Collected data:
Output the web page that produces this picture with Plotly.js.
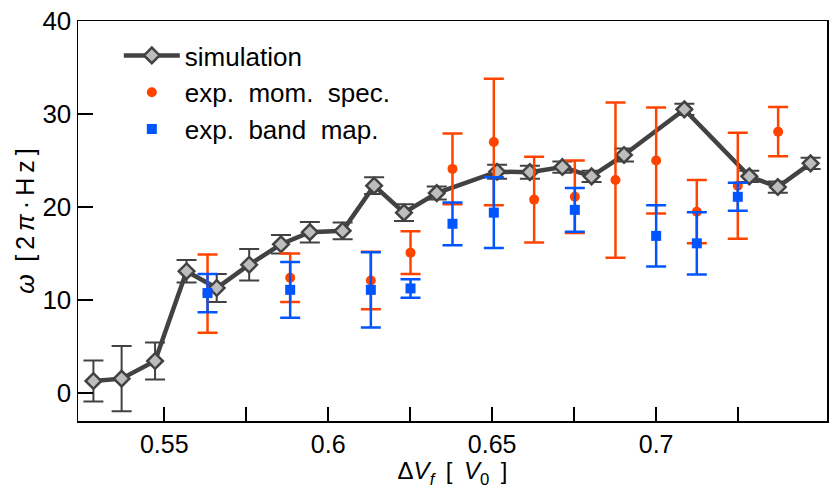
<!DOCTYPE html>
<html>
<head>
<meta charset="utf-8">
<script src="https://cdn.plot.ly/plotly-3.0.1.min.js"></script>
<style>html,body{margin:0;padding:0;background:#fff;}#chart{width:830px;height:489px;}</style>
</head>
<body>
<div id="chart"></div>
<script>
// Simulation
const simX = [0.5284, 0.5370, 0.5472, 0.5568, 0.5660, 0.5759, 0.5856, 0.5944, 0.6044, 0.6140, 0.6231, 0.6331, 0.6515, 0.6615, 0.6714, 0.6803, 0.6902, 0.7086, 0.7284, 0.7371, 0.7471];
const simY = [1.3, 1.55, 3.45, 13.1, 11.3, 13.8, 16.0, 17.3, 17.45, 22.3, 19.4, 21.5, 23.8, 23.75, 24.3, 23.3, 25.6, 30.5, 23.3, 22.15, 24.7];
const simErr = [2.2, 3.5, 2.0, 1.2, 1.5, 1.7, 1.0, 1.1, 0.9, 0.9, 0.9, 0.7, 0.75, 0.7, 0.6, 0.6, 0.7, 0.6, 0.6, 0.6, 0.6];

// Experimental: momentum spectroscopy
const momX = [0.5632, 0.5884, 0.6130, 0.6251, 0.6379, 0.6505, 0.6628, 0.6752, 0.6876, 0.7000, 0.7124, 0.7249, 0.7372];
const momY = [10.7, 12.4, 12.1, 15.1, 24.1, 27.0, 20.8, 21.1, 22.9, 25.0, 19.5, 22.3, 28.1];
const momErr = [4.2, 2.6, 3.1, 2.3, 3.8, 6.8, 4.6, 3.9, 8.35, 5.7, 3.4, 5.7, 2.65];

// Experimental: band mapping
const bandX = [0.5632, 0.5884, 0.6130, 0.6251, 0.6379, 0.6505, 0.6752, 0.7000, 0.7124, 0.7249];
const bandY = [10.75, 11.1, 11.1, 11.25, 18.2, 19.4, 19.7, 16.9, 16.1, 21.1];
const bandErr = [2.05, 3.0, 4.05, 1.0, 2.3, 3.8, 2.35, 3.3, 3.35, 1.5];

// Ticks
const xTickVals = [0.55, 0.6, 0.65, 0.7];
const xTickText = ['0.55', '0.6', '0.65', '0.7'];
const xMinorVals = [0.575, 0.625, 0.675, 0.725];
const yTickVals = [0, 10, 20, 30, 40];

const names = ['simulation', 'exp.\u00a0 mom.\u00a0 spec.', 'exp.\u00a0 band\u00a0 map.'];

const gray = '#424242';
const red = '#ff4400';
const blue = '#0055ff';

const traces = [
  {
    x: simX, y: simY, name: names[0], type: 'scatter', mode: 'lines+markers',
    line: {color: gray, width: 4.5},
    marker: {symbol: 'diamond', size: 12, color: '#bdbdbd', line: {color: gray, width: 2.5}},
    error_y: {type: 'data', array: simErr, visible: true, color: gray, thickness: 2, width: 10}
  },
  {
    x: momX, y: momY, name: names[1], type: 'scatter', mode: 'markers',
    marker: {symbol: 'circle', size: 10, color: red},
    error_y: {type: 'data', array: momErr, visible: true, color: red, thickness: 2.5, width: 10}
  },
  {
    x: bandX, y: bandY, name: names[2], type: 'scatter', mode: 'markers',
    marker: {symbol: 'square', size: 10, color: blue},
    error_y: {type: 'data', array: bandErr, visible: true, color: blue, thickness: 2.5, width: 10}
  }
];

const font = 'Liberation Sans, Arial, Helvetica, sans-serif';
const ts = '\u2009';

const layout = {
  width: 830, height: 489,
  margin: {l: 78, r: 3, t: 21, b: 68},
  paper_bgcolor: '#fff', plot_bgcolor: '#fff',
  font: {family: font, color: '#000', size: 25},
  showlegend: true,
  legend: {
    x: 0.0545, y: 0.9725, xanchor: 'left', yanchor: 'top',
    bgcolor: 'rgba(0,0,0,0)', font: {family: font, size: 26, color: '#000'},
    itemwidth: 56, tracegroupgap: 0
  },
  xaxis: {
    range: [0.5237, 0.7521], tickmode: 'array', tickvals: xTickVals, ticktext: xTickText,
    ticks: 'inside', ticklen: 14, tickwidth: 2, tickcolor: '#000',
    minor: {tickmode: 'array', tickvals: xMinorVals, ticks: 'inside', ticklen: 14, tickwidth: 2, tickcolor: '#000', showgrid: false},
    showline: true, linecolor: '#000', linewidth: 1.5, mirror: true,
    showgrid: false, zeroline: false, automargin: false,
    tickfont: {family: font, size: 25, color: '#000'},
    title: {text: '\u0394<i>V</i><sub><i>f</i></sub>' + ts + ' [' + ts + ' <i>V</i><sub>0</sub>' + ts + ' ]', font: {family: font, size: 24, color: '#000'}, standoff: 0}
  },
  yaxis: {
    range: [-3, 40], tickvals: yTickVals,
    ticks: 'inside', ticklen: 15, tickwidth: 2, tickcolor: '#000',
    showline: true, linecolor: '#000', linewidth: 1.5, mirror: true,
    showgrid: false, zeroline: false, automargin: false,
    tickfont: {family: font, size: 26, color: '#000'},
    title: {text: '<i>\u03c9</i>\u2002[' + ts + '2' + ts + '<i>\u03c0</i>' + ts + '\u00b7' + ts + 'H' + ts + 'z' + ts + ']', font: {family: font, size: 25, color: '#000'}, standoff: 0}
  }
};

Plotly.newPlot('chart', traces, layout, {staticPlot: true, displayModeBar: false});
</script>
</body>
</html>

...

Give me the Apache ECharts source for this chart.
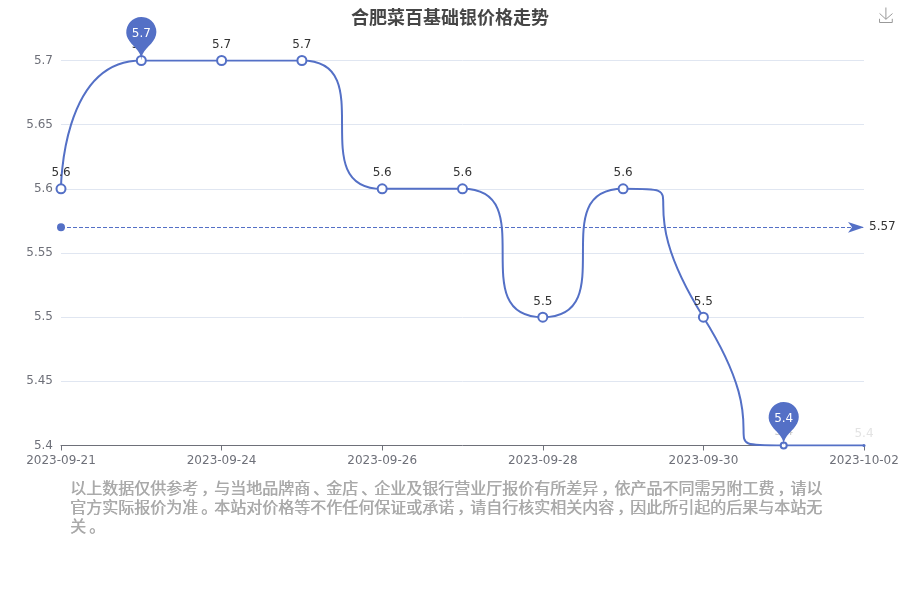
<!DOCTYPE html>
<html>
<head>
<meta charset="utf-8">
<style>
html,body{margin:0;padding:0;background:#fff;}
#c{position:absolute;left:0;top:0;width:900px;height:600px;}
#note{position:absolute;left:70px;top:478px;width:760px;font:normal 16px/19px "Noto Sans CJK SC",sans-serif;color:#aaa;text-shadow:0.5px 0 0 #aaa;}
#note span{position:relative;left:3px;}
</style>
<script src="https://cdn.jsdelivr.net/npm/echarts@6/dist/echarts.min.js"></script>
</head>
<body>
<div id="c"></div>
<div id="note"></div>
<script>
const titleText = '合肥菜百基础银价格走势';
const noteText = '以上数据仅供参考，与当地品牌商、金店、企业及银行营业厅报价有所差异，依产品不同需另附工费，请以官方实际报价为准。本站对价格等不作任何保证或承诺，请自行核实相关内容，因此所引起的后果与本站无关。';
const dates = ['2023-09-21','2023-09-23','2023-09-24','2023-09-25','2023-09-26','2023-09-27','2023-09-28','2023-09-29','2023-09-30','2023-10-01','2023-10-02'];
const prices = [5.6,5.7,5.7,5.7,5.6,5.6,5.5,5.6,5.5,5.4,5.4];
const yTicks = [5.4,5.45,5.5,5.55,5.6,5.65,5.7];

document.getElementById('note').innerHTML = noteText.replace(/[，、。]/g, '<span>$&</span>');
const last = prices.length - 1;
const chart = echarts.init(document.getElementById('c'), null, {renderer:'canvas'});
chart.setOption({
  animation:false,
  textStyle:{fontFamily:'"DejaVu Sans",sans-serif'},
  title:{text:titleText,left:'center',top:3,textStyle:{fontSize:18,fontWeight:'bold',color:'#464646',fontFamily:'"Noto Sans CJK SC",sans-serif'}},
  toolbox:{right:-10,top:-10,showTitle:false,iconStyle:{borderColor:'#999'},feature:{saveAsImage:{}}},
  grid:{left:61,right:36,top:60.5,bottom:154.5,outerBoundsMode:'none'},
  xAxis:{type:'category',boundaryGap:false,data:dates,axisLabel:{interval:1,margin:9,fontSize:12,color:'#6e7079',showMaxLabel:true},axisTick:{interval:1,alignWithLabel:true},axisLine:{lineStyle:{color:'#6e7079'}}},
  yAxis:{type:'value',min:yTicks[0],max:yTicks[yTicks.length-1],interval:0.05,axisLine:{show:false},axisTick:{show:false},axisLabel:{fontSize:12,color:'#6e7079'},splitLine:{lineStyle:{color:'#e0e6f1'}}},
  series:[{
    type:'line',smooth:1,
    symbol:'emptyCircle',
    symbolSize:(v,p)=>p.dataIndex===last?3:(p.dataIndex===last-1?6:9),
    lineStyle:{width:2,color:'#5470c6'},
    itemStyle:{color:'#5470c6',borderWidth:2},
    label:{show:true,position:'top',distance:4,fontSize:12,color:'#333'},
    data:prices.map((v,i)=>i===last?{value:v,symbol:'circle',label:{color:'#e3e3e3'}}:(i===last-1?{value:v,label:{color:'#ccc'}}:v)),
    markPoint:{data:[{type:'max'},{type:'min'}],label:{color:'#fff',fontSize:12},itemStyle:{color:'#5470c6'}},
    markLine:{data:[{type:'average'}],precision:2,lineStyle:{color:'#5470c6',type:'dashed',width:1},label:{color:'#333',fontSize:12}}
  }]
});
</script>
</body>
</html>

---

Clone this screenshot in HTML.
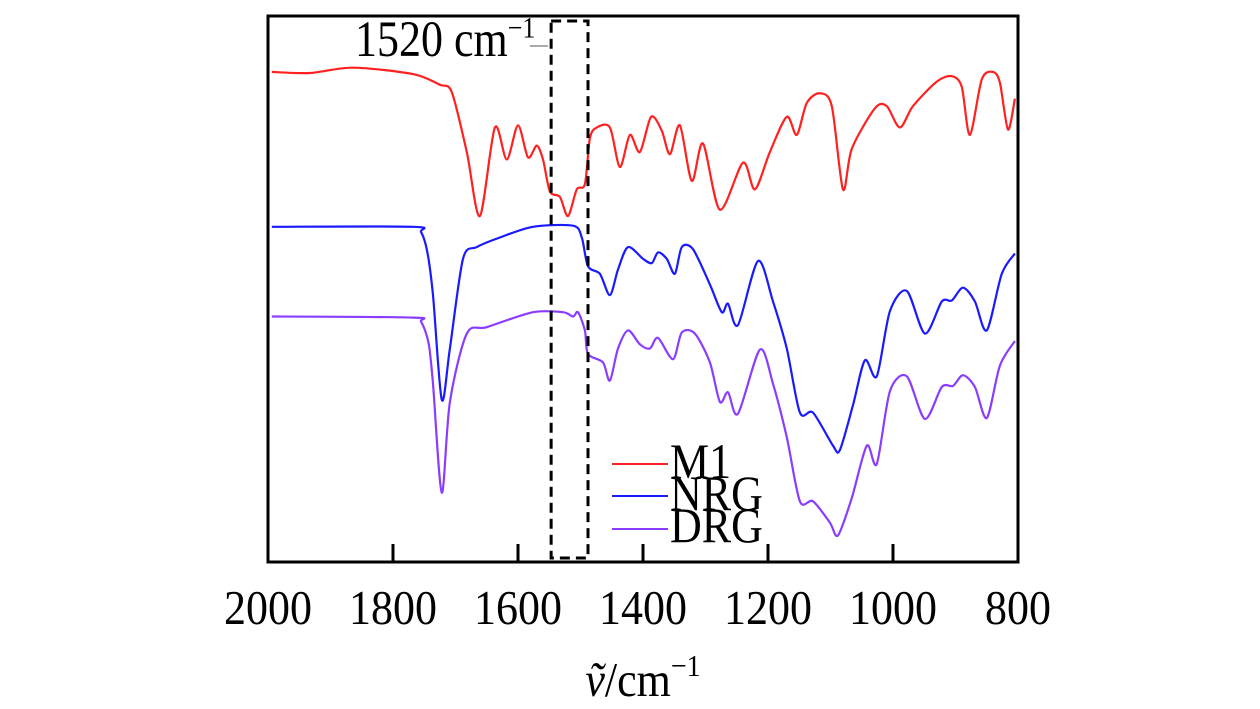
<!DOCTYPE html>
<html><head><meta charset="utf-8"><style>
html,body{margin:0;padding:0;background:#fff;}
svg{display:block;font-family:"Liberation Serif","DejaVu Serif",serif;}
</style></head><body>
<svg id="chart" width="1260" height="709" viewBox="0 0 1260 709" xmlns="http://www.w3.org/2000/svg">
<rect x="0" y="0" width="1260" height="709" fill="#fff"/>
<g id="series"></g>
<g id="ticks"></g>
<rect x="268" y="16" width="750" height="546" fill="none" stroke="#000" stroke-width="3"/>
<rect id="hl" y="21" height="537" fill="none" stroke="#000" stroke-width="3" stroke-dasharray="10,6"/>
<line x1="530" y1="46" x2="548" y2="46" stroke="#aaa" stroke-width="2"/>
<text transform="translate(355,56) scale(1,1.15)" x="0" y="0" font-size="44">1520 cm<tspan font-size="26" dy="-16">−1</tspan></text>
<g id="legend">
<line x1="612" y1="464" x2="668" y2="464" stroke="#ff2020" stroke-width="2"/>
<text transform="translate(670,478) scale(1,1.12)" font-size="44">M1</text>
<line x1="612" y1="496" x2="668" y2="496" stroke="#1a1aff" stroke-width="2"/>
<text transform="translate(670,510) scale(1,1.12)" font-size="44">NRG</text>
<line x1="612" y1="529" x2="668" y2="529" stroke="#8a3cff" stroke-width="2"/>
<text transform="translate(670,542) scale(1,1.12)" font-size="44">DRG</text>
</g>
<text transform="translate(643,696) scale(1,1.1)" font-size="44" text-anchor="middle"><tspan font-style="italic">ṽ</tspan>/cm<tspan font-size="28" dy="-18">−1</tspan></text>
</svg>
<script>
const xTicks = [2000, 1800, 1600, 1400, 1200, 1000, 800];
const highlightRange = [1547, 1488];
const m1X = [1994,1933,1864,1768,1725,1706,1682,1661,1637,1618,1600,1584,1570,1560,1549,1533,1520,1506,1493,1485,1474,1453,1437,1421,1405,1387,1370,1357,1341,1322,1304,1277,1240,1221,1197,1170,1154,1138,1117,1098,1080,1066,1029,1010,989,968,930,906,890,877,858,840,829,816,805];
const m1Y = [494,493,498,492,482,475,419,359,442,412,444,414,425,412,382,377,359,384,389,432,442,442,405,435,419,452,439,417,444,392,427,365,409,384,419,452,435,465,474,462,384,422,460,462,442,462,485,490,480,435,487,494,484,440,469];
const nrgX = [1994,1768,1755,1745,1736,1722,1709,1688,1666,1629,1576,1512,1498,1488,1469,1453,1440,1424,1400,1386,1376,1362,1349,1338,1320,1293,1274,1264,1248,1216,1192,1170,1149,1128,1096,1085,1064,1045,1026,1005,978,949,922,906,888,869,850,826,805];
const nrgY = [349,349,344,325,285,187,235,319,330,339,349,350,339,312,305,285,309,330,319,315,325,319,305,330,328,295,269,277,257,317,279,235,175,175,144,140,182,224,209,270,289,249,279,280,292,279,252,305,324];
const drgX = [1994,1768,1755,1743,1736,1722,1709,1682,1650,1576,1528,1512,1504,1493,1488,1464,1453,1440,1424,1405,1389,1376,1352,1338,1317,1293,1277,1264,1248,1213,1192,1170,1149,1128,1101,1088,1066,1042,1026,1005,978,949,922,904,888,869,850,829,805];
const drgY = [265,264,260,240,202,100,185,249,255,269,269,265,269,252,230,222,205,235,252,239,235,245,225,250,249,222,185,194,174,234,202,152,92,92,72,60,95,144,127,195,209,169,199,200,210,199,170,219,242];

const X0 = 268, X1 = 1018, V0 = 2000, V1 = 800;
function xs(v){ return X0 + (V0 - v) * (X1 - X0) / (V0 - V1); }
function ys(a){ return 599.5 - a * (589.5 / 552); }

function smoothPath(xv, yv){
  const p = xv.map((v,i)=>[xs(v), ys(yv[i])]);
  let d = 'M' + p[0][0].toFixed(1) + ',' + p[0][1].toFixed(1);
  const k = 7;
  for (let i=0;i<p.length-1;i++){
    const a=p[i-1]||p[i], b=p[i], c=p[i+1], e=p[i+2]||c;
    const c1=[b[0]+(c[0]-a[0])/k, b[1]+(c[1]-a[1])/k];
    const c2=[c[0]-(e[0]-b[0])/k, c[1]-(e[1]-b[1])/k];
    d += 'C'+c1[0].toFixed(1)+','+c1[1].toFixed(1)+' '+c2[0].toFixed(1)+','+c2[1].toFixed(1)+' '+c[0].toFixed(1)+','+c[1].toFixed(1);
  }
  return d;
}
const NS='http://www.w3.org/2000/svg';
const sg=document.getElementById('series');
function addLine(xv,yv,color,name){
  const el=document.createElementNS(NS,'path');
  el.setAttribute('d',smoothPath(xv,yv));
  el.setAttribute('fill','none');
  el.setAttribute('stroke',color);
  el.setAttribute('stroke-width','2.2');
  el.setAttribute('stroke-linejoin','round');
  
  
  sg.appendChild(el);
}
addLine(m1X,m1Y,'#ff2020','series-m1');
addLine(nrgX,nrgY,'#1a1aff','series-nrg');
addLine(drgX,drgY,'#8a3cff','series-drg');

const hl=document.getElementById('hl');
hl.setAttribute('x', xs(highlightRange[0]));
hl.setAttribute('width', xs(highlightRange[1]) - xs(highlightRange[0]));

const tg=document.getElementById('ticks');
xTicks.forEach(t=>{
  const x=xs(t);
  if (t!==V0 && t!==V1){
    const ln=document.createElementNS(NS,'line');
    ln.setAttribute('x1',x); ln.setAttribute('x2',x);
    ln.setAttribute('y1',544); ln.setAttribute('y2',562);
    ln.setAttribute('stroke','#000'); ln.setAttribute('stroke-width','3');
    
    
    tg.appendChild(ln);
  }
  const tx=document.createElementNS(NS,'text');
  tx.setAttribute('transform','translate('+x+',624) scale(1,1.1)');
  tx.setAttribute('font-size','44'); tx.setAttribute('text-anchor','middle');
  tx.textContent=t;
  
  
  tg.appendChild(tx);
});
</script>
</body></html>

▶ What you have to do
Write out the lines beginning with the one that contains "Output the web" and ending with the one that contains "3.4, 5.7, 2.65];", exactly as given. Leave pictures out.

▶ Problem solution
Output the web page that produces this picture with Plotly.js.
<!DOCTYPE html>
<html>
<head>
<meta charset="utf-8">
<script src="https://cdn.plot.ly/plotly-3.0.1.min.js"></script>
<style>html,body{margin:0;padding:0;background:#fff;}#chart{width:830px;height:489px;}</style>
</head>
<body>
<div id="chart"></div>
<script>
// Simulation
const simX = [0.5284, 0.5370, 0.5472, 0.5568, 0.5660, 0.5759, 0.5856, 0.5944, 0.6044, 0.6140, 0.6231, 0.6331, 0.6515, 0.6615, 0.6714, 0.6803, 0.6902, 0.7086, 0.7284, 0.7371, 0.7471];
const simY = [1.3, 1.55, 3.45, 13.1, 11.3, 13.8, 16.0, 17.3, 17.45, 22.3, 19.4, 21.5, 23.8, 23.75, 24.3, 23.3, 25.6, 30.5, 23.3, 22.15, 24.7];
const simErr = [2.2, 3.5, 2.0, 1.2, 1.5, 1.7, 1.0, 1.1, 0.9, 0.9, 0.9, 0.7, 0.75, 0.7, 0.6, 0.6, 0.7, 0.6, 0.6, 0.6, 0.6];

// Experimental: momentum spectroscopy
const momX = [0.5632, 0.5884, 0.6130, 0.6251, 0.6379, 0.6505, 0.6628, 0.6752, 0.6876, 0.7000, 0.7124, 0.7249, 0.7372];
const momY = [10.7, 12.4, 12.1, 15.1, 24.1, 27.0, 20.8, 21.1, 22.9, 25.0, 19.5, 22.3, 28.1];
const momErr = [4.2, 2.6, 3.1, 2.3, 3.8, 6.8, 4.6, 3.9, 8.35, 5.7, 3.4, 5.7, 2.65];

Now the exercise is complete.